> [Recorded data]
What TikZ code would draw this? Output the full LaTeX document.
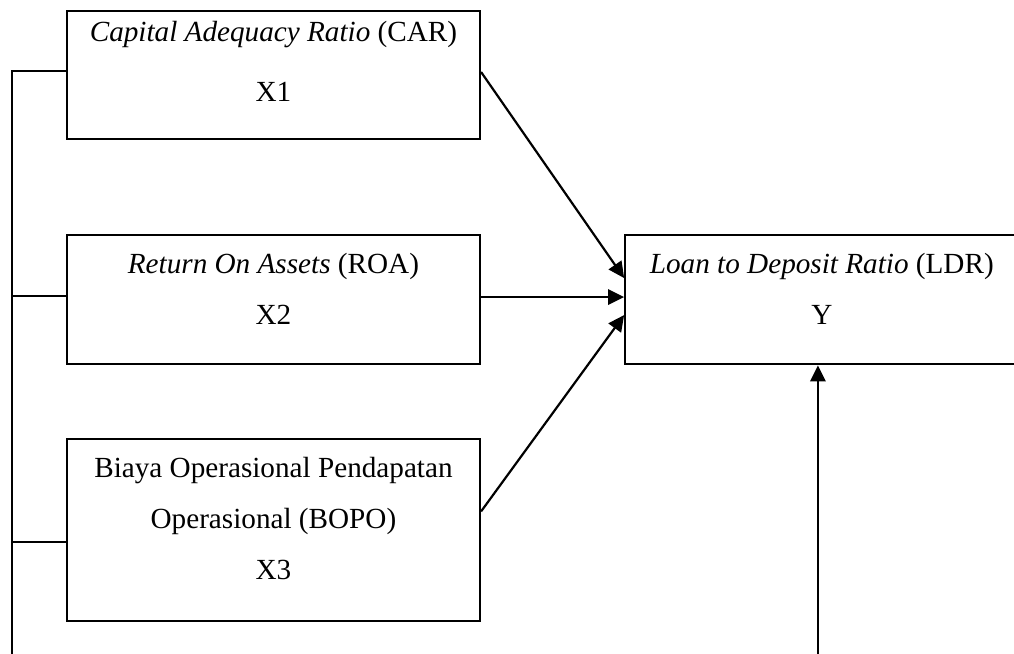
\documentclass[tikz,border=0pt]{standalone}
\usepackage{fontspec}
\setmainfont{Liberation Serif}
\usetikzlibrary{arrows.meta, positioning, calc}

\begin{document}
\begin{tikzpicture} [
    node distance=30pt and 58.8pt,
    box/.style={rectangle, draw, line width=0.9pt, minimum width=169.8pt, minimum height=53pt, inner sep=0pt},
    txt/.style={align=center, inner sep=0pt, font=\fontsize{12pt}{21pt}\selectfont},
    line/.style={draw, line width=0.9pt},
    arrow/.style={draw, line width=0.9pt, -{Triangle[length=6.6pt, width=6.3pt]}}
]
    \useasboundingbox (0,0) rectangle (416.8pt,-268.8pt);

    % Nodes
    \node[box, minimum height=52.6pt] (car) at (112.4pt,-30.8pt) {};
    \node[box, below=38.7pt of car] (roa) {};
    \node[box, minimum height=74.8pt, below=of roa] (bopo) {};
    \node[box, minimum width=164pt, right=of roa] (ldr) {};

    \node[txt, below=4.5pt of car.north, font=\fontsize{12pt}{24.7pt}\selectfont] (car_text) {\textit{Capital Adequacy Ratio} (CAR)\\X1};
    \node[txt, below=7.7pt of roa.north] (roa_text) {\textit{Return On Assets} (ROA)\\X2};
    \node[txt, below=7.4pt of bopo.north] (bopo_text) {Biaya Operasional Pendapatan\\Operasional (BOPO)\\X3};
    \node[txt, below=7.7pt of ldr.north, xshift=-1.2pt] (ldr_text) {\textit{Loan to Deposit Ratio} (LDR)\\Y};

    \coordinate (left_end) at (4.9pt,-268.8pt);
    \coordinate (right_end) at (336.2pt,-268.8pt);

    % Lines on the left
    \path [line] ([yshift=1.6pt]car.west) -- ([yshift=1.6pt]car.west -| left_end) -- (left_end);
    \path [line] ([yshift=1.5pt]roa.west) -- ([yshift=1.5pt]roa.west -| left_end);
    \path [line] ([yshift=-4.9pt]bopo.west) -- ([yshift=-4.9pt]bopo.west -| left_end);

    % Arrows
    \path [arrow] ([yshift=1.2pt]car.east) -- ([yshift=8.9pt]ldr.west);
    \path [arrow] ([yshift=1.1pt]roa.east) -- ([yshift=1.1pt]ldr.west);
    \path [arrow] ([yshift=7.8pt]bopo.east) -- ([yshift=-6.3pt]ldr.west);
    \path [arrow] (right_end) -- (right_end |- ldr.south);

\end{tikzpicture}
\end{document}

> [Exercise aim] Give again, word for word, every line from the top of the data above to the line holding "minimum width=164pt, right=of", inclusive, with the pictures left out.

> [Solution to the problem]
What TikZ code would draw this? Output the full LaTeX document.
\documentclass[tikz,border=0pt]{standalone}
\usepackage{fontspec}
\setmainfont{Liberation Serif}
\usetikzlibrary{arrows.meta, positioning, calc}

\begin{document}
\begin{tikzpicture} [
    node distance=30pt and 58.8pt,
    box/.style={rectangle, draw, line width=0.9pt, minimum width=169.8pt, minimum height=53pt, inner sep=0pt},
    txt/.style={align=center, inner sep=0pt, font=\fontsize{12pt}{21pt}\selectfont},
    line/.style={draw, line width=0.9pt},
    arrow/.style={draw, line width=0.9pt, -{Triangle[length=6.6pt, width=6.3pt]}}
]
    \useasboundingbox (0,0) rectangle (416.8pt,-268.8pt);

    % Nodes
    \node[box, minimum height=52.6pt] (car) at (112.4pt,-30.8pt) {};
    \node[box, below=38.7pt of car] (roa) {};
    \node[box, minimum height=74.8pt, below=of roa] (bopo) {};
    \node[box, minimum width=164pt, right=of roa] (ldr) {};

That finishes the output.